Only the lines from the start of the data through the line with "labelspacing=0.72, borderpad=0, borderaxespad=0)" belong in the copy. Restate them word for word, minus the pictures.

___ THE INPUT

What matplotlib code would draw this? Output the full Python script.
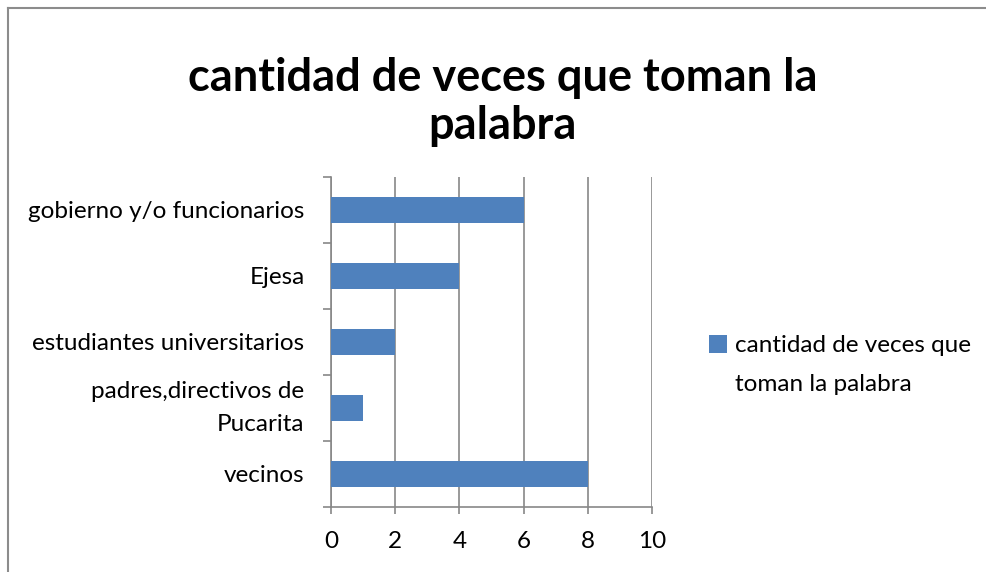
import matplotlib.pyplot as plt
from matplotlib.lines import Line2D
from matplotlib.patches import Patch

# datos del grafico (de abajo hacia arriba)
categorias = ["vecinos", "padres,directivos de\nPucarita", "estudiantes universitarios",
              "Ejesa", "gobierno y/o funcionarios"]
valores = [8, 1, 2, 4, 6]
serie = ["cantidad de veces que", "toman la palabra"]
titulo = "cantidad de veces que toman la\npalabra"
ticks_x = [0, 2, 4, 6, 8, 10]

plt.rcParams['font.family'] = ['Lato', 'DejaVu Sans']

fig = plt.figure(figsize=(9.86, 5.72), dpi=100)
ax = fig.add_axes([331 / 986, 1 - 507 / 572, 321 / 986, 330 / 572])

pos = list(range(len(categorias)))
barras = ax.barh(pos, valores, height=0.39, color="#4f81bd", zorder=3)

ax.set_xlim(0, 10)
ax.set_ylim(-0.5, len(categorias) - 0.5)
ax.set_xticks(ticks_x)
ax.set_xticklabels([str(t) for t in ticks_x], fontsize=17.5)
ax.set_yticks(pos)
ax.set_yticklabels(categorias, fontsize=17.5, linespacing=1.75)
for t in ax.get_yticklabels():
    if "\n" in t.get_text():
        t.set_va("center")
ax.tick_params(axis="y", length=0, pad=19)
ax.tick_params(axis="x", length=5, width=1.2, color="#878787", pad=12)
# marcas del eje y en los limites de categoria
ax.set_yticks([p - 0.5 for p in pos] + [len(pos) - 0.5], minor=True)
ax.tick_params(axis="y", which="minor", length=6, width=1.2, color="#878787")

ax.grid(axis="x", color="#878787", linewidth=1.2, zorder=0)
for s in ["top", "right"]:
    ax.spines[s].set_visible(False)
for s in ["left", "bottom"]:
    ax.spines[s].set_color("#878787")
    ax.spines[s].set_linewidth(1.2)

fig.text(0.51, 1 - 102 / 572, titulo, ha="center", va="center", fontsize=32.5,
         fontweight="bold", linespacing=1.2)

# leyenda: la segunda linea del nombre va sin simbolo
vacio = Patch(facecolor="none", edgecolor="none")
fig.legend([barras, vacio], serie, loc="upper left",
           bbox_to_anchor=(709 / 986, 1 - 335 / 572), frameon=False,
           fontsize=17.5, handlelength=0.75, handleheight=0.75, handletextpad=0.3,
           labelspacing=0.72, borderpad=0, borderaxespad=0)

# borde del area del grafico
fig.add_artist(Line2D([8 / 986, 8 / 986], [0, 1 - 8 / 572], color="#8c8c8c", lw=1.5))
fig.add_artist(Line2D([8 / 986, 1], [1 - 8 / 572, 1 - 8 / 572], color="#8c8c8c", lw=1.5))

fig.savefig("out.png", dpi=100)
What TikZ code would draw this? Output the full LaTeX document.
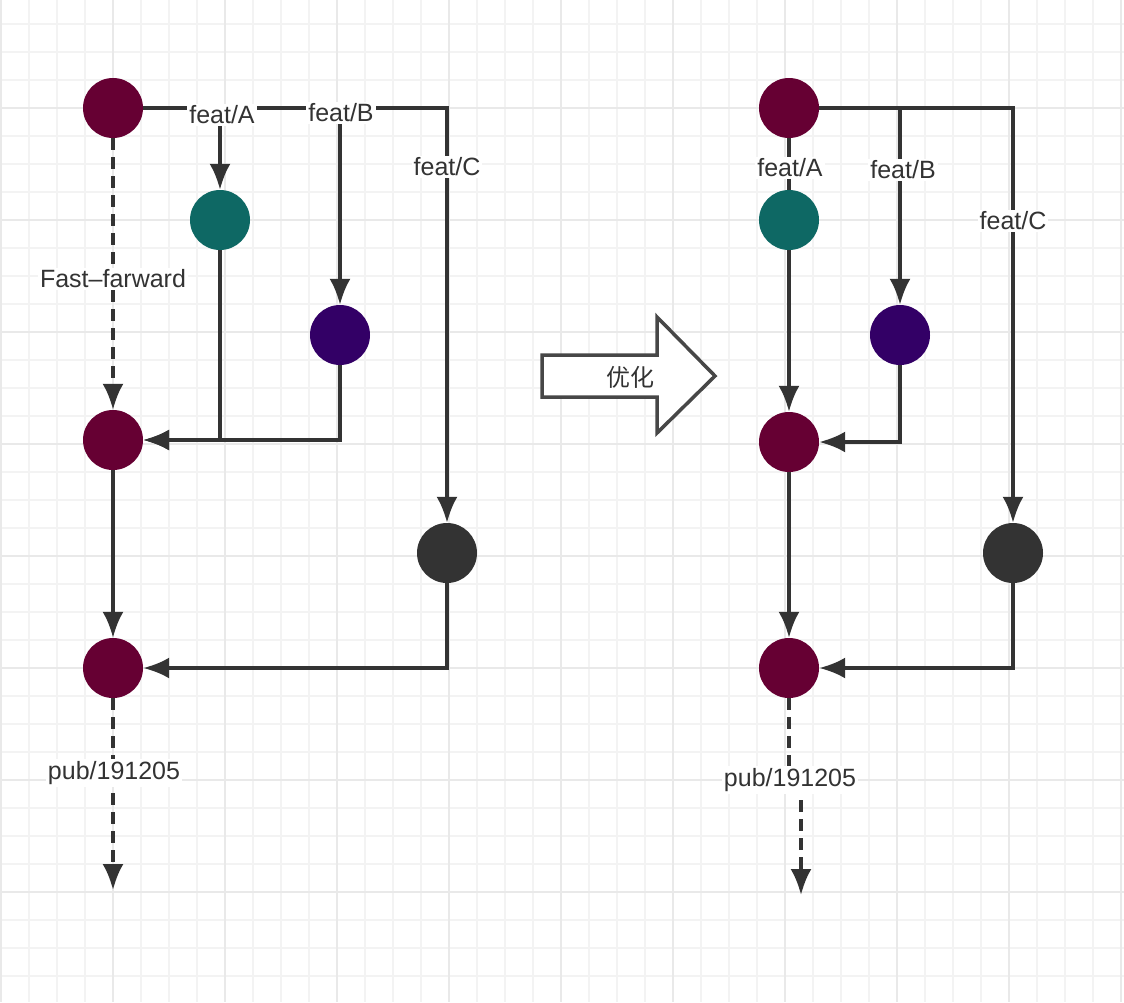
\documentclass[tikz,border=0pt]{standalone}
\usepackage{fontspec}
\setmainfont{Liberation Sans}
\newfontfamily\cjkfont{Noto Sans CJK SC}
\usetikzlibrary{arrows.meta}
\definecolor{commitred}{HTML}{660033}
\definecolor{committeal}{HTML}{0E6864}
\definecolor{commitpurple}{HTML}{330066}
\definecolor{commitgray}{HTML}{333333}
\definecolor{linegray}{HTML}{333333}
\definecolor{txtgray}{HTML}{333333}
\definecolor{gridlight}{HTML}{F3F3F3}
\definecolor{griddark}{HTML}{E9E9E9}
\tikzset{
  commit/.style={circle, fill=#1, minimum size=60pt, inner sep=0pt},
  link/.style={line width=3.5pt, draw=linegray},
  branch/.style={link, -{Latex[length=26pt,width=21pt]}},
  ffwd/.style={dash pattern=on 12pt off 7pt},
  lbl/.style={fill=white, text=txtgray, inner sep=2pt, font=\fontsize{25}{30}\selectfont},
  gridminor/.style={draw=gridlight, line width=1.5pt},
  gridmajor/.style={draw=griddark, line width=2pt},
  bigarrow/.style={draw=linegray!90!white, line width=3.5pt, fill=white, line join=miter}
}
\begin{document}
\begin{tikzpicture}[x=1pt, y=-1pt]
	\useasboundingbox (0,0) rectangle (1124,1002);
	\fill[white] (0,0) rectangle (1124,1002);
	% grid paper
	\foreach \gx in {1,29,...,1121} \draw[gridminor] (\gx,0) -- (\gx,1002);
	\foreach \gy in {24,52,...,976} \draw[gridminor] (0,\gy) -- (1124,\gy);
	\foreach \gx in {1,113,...,1121} \draw[gridmajor] (\gx,0) -- (\gx,1002);
	\foreach \gy in {108,220,...,892} \draw[gridmajor] (0,\gy) -- (1124,\gy);

	% before
	\node[commit=commitred] (l0) at (113,108) {};
	\node[commit=committeal] (la) at (220,220) {};
	\node[commit=commitpurple] (lb) at (340,335) {};
	\node[commit=commitred] (lm) at (113,440) {};
	\node[commit=commitgray] (lc) at (447,553) {};
	\node[commit=commitred] (lp) at (113,668) {};
	\coordinate (lka) at (220,108);
	\coordinate (lkb) at (340,108);
	\coordinate (lkc) at (447,108);
	\coordinate (lend) at (113,890);
	\draw[branch] (l0.east) -- (lkc) -- (lc.north);
	\draw[branch] (lka) -- (la.north);
	\draw[branch] (lkb) -- (lb.north);
	\draw[branch,ffwd] (l0.south) -- (lm.north);
	\draw[branch] (la.south) |- (lm.east);
	\draw[branch] (lb.south) |- (lm.east);
	\draw[branch] (lm.south) -- (lp.north);
	\draw[branch] (lc.south) |- (lp.east);
	\draw[branch,ffwd] (lp.south) -- (lend);
	\node[lbl] (lta) at (222,115) {feat/A};
	\node[lbl] (ltb) at (341,113) {feat/B};
	\node[lbl] (ltc) at (447,167) {feat/C};
	\node[lbl] (ltf) at (113,279) {Fast–farward};
	\node[lbl] (ltp) at (114,773) {pub/191205};

	% optimise arrow
	\draw[bigarrow] (542,355) -- (657,355) -- (657,317) -- (715,376) -- (657,433) -- (657,397) -- (542,397) -- cycle;
	\node[text=txtgray, font=\cjkfont\fontsize{24}{28}\selectfont] (opt) at (630,377) {优化};

	% after
	\node[commit=commitred] (r0) at (789,108) {};
	\node[commit=committeal] (ra) at (789,220) {};
	\node[commit=commitpurple] (rb) at (900,335) {};
	\node[commit=commitred] (rm) at (789,442) {};
	\node[commit=commitgray] (rc) at (1013,553) {};
	\node[commit=commitred] (rp) at (789,668) {};
	\coordinate (rkb) at (900,108);
	\coordinate (rkc) at (1013,108);
	\coordinate (rjog) at (789,780);
	\coordinate (rjog2) at (801,780);
	\coordinate (rend) at (801,895);
	\draw[branch] (r0.east) -- (rkc) -- (rc.north);
	\draw[branch] (rkb) -- (rb.north);
	\draw[link] (r0.south) -- (ra.north);
	\draw[branch] (ra.south) -- (rm.north);
	\draw[branch] (rb.south) |- (rm.east);
	\draw[branch] (rm.south) -- (rp.north);
	\draw[branch] (rc.south) |- (rp.east);
	\draw[branch,ffwd] (rp.south) -- (rjog) -- (rjog2) -- (rend);
	\node[lbl] (rta) at (790,168) {feat/A};
	\node[lbl] (rtb) at (903,170) {feat/B};
	\node[lbl] (rtc) at (1013,221) {feat/C};
	\node[lbl] (rtp) at (790,780) {pub/191205};
\end{tikzpicture}
\end{document}
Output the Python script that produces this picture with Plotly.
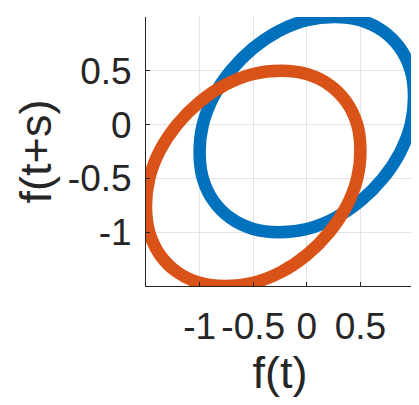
import plotly.graph_objects as go

# Blue curve: f(t) vs f(t+s)
blue_x = [1.00, 0.97, 0.87, 0.71, 0.50, 0.26, 0.00, -0.26, -0.50, -0.71, -0.87, -0.97,
          -1.00, -0.97, -0.87, -0.71, -0.50, -0.26, 0.00, 0.26, 0.50, 0.71, 0.87, 0.97, 1.00]
blue_y = [0.26, 0.50, 0.71, 0.87, 0.97, 1.00, 0.97, 0.87, 0.71, 0.50, 0.26, 0.00,
          -0.26, -0.50, -0.71, -0.87, -0.97, -1.00, -0.97, -0.87, -0.71, -0.50, -0.26, 0.00, 0.26]

# Orange curve (shifted down-left)
orange_x = [0.50, 0.47, 0.37, 0.21, 0.00, -0.24, -0.50, -0.76, -1.00, -1.21, -1.37, -1.47,
            -1.50, -1.47, -1.37, -1.21, -1.00, -0.76, -0.50, -0.24, 0.00, 0.21, 0.37, 0.47, 0.50]
orange_y = [-0.24, 0.00, 0.21, 0.37, 0.47, 0.50, 0.47, 0.37, 0.21, 0.00, -0.24, -0.50,
            -0.76, -1.00, -1.21, -1.37, -1.47, -1.50, -1.47, -1.37, -1.21, -1.00, -0.76, -0.50, -0.24]

x_ticks = [-1, -0.5, 0, 0.5]
x_tick_labels = ["-1", "-0.5", "0", "0.5"]
y_ticks = [-1, -0.5, 0, 0.5]
y_tick_labels = ["-1", "-0.5", "0", "0.5"]

fig = go.Figure()
fig.add_trace(go.Scatter(x=blue_x, y=blue_y, mode="lines",
                         line=dict(color="#0072BD", width=12.5, shape="spline", smoothing=1.0),
                         showlegend=False, hoverinfo="skip"))
fig.add_trace(go.Scatter(x=orange_x, y=orange_y, mode="lines",
                         line=dict(color="#D95319", width=12.5, shape="spline", smoothing=1.0),
                         showlegend=False, hoverinfo="skip"))

font_family = "Liberation Sans, Arial, sans-serif"
axis_common = dict(
    showgrid=True, gridcolor="#e3e3e3", gridwidth=1,
    zeroline=False, showline=True, linecolor="#262626", linewidth=1,
    ticks="inside", ticklen=4, tickcolor="#262626",
    tickfont=dict(family=font_family, size=37, color="#262626"),
    tickangle=0,
)

fig.update_layout(
    width=411, height=397,
    margin=dict(l=138, r=5, t=9, b=119),
    paper_bgcolor="white", plot_bgcolor="white",
    xaxis=dict(range=[-1.5, 1.0], tickvals=x_ticks, ticktext=x_tick_labels,
               title=dict(text="f(t)", font=dict(family=font_family, size=45, color="#262626"), standoff=9),
               ticklabelstandoff=8,
               **axis_common),
    yaxis=dict(range=[-1.5, 1.0], tickvals=y_ticks, ticktext=y_tick_labels,
               title=dict(text="f(t+s)", font=dict(family=font_family, size=45, color="#262626"), standoff=2),
               ticklabelstandoff=6,
               **axis_common),
)

fig.write_html("out.html")
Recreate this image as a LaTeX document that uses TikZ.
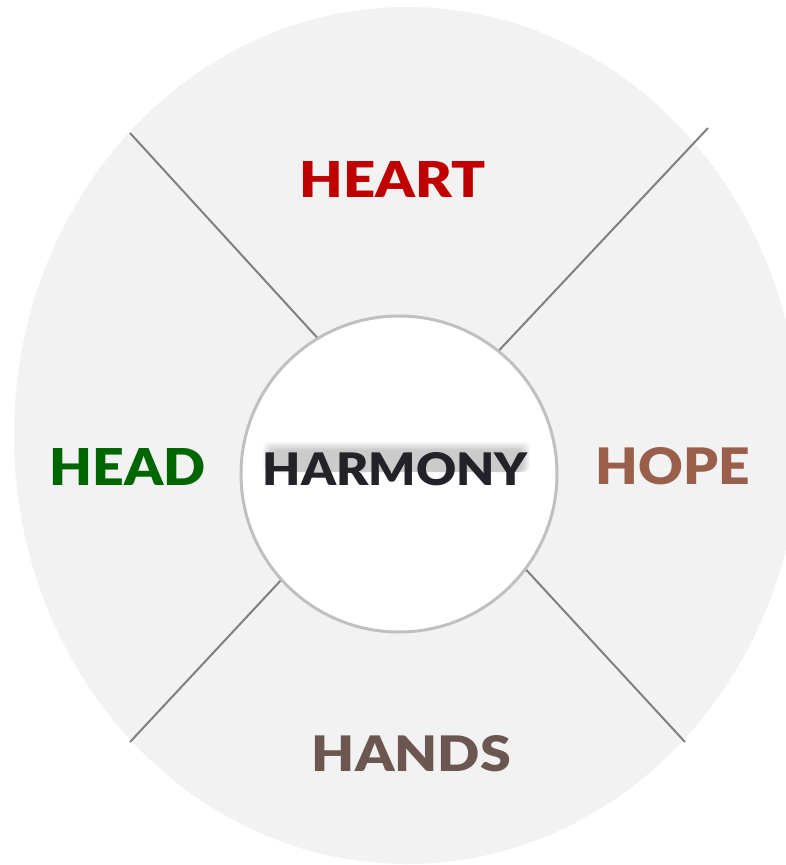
\documentclass[tikz,border=0pt]{standalone}
\usepackage{fontspec}
\setmainfont{Lato}[BoldFont={Lato Black}]
\usepackage{graphicx}
\definecolor{bgfill}{HTML}{F2F2F2}
\definecolor{divgray}{HTML}{808080}
\definecolor{ringgray}{HTML}{C0C0C0}
\definecolor{heartred}{HTML}{C00000}
\definecolor{headgreen}{HTML}{006600}
\definecolor{hopebrown}{HTML}{9A5F4A}
\definecolor{handsbrown}{HTML}{6B5750}
\definecolor{harmdark}{HTML}{222228}
\tikzset{
  divider/.style={draw=divgray, line width=2pt},
  hub/.style={circle, draw=ringgray, line width=3pt, fill=white, minimum size=316pt, inner sep=0pt},
  label/.style={inner sep=0pt, font=\bfseries},
  blurband/.style={fill=black, opacity=0.035, rounded corners=6pt},
}
\newcommand{\fitword}[3]{\resizebox{#1pt}{#2pt}{#3}}
\begin{document}
\begin{tikzpicture}[x=1pt,y=-1pt]
\useasboundingbox (0,0) rectangle (785,865);
\fill[bgfill] (407,435.5) ellipse [x radius=393, y radius=428.5];
\node[hub] (c) at (399,474) {};
\coordinate (tl) at (130,133);
\coordinate (tr) at (708,128);
\coordinate (bl) at (130,742);
\coordinate (br) at (685,742);
\draw[divider] (tl) -- (c.121);
\draw[divider] (tr) -- (c.51);
\draw[divider] (bl) -- (c.222.5);
\draw[divider] (br) -- (c.323.3);
\foreach \k in {0,1.5,...,7.5} {
  \fill[blurband] (263+\k,442+\k) rectangle (530-\k,472);
}
\node[label, text=heartred] (heart) at (393,179.5) {\fitword{186}{36}{HEART}};
\node[label, text=headgreen] (head) at (127.5,466.5) {\fitword{156}{37}{HEAD}};
\node[label, text=hopebrown] (hope) at (673,466.5) {\fitword{154}{37}{HOPE}};
\node[label, text=handsbrown] (hands) at (411.5,754) {\fitword{199}{36}{HANDS}};
\node[label, text=harmdark] (harmony) at (395.5,469.5) {\fitword{265}{33}{HARMONY}};
\end{tikzpicture}
\end{document}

______

--- FULL ANSWER ---
What matplotlib code would draw this? Output the full Python script.
import matplotlib.pyplot as plt
from matplotlib.lines import Line2D
from matplotlib.patches import Patch

# datos del grafico (de abajo hacia arriba)
categorias = ["vecinos", "padres,directivos de\nPucarita", "estudiantes universitarios",
              "Ejesa", "gobierno y/o funcionarios"]
valores = [8, 1, 2, 4, 6]
serie = ["cantidad de veces que", "toman la palabra"]
titulo = "cantidad de veces que toman la\npalabra"
ticks_x = [0, 2, 4, 6, 8, 10]

plt.rcParams['font.family'] = ['Lato', 'DejaVu Sans']

fig = plt.figure(figsize=(9.86, 5.72), dpi=100)
ax = fig.add_axes([331 / 986, 1 - 507 / 572, 321 / 986, 330 / 572])

pos = list(range(len(categorias)))
barras = ax.barh(pos, valores, height=0.39, color="#4f81bd", zorder=3)

ax.set_xlim(0, 10)
ax.set_ylim(-0.5, len(categorias) - 0.5)
ax.set_xticks(ticks_x)
ax.set_xticklabels([str(t) for t in ticks_x], fontsize=17.5)
ax.set_yticks(pos)
ax.set_yticklabels(categorias, fontsize=17.5, linespacing=1.75)
for t in ax.get_yticklabels():
    if "\n" in t.get_text():
        t.set_va("center")
ax.tick_params(axis="y", length=0, pad=19)
ax.tick_params(axis="x", length=5, width=1.2, color="#878787", pad=12)
# marcas del eje y en los limites de categoria
ax.set_yticks([p - 0.5 for p in pos] + [len(pos) - 0.5], minor=True)
ax.tick_params(axis="y", which="minor", length=6, width=1.2, color="#878787")

ax.grid(axis="x", color="#878787", linewidth=1.2, zorder=0)
for s in ["top", "right"]:
    ax.spines[s].set_visible(False)
for s in ["left", "bottom"]:
    ax.spines[s].set_color("#878787")
    ax.spines[s].set_linewidth(1.2)

fig.text(0.51, 1 - 102 / 572, titulo, ha="center", va="center", fontsize=32.5,
         fontweight="bold", linespacing=1.2)

# leyenda: la segunda linea del nombre va sin simbolo
vacio = Patch(facecolor="none", edgecolor="none")
fig.legend([barras, vacio], serie, loc="upper left",
           bbox_to_anchor=(709 / 986, 1 - 335 / 572), frameon=False,
           fontsize=17.5, handlelength=0.75, handleheight=0.75, handletextpad=0.3,
           labelspacing=0.72, borderpad=0, borderaxespad=0)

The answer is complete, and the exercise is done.